Sure.  If you think about points and lines in terms of axioms, there
are some inconsistencies: every pair of points determines a line, and
almost every pair of lines determines a point.  The exception is
parallel lines, which do not intersect.  Ideal points remedy this
situation; you add a point formally at the intersection of two
parallel lines.  All lines through this point will be parallel.  If
you took points very far out in the plane, then lines through them
would get closer and closer to parallel, so you can think of an ideal
point as a point infinitely far away; but note that ideal points in
opposite directions are "the same point".

Once you add these extra points and forget about drawing circles and
drawing segments (as opposed to lines), it turns out that the axioms
nof geometry are entirely dual: you can exchange points and lines
without changing anything.

I could go on and make that more explicit, but I'm getting tired right
now.

In practical terms, I've only thought a little about the user
interface.  The typical notation for points at infinity is to draw a
little arrow out by the edge of the diagram labelled by the name of
the point; maybe you could adopt this, reserving some space around the
edge of the diagram for infinite points (if some appropriate
preference is set??)
 
>  > When you get to working on the UI some more, it would be really
>  > nice to be able to make construction lines that can be hid and
>  > shown easily.  I don't know how to do this other than turning the
>  > construction lines white.  A good UI for this is to use drawing
>  > layers.
>  
> This is implemented already, set the line style to the dot one (the
> first one in style dialog). Anyway the mechanism doesn't look very
> clear, this will eb changed a bit.

I don't think you understood; I want to be able to have construction
lines, hide them all to show the finished drawing, then restore them
if I want to change something.

Most drawing programs (e.g., gimp) have a notion of layers: you can
draw in several different drawing layers, which can be shown or hid or
reordered independently.  I think this would work well here.
 
>  > This feature would allow drawing three dimensional pictures very
>  > easily, which would be quite nice.
> 
> Hum, this make me things that circle could be turned in ellipse when
> going frrom an orthogonal reference frame to a non orthogonal
> reference frame.

Right, that's true.
 
>  > There are several ideas here, some of them probably silly.  I'm
>  > happy to explain them more and think about implementation more
>  > seriously.
> 
> Go on, this is now or never :)

Well, since you seem to like wild ideas...
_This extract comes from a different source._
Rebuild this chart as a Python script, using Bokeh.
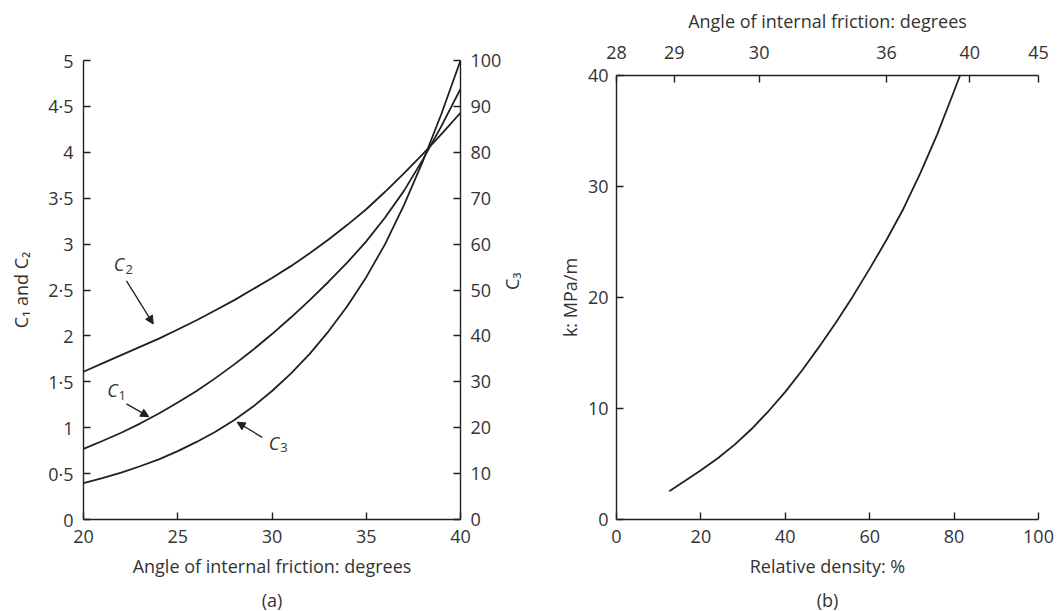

It would be utterly fantastic if you could implement non-Euclidean
(hyperbolic and spherical) geometries in addition to Euclidean
geometry.  I've been getting very excited about this as I think about
it; it's non-trivial, but would be very cool.  I'd be delighted to
help with the math, programming, or in whatever other way I could.
This is something I've wanted for years but never realized...

I've occasionally changed my mind about a point and wanted to switch
it from, for instance, being a free point to being constrained to lie
on a line.  Sometimes this happens after I've done a complicated
construction.  It would be nice to be able to do this, but it might be
more trouble than it's worth.

Finally, have you thought about including any two-dimensional objects
(triangle, polygon, interior of circle, ...) so we can, e.g., measure
areas?

Best,
	Dylan Thurston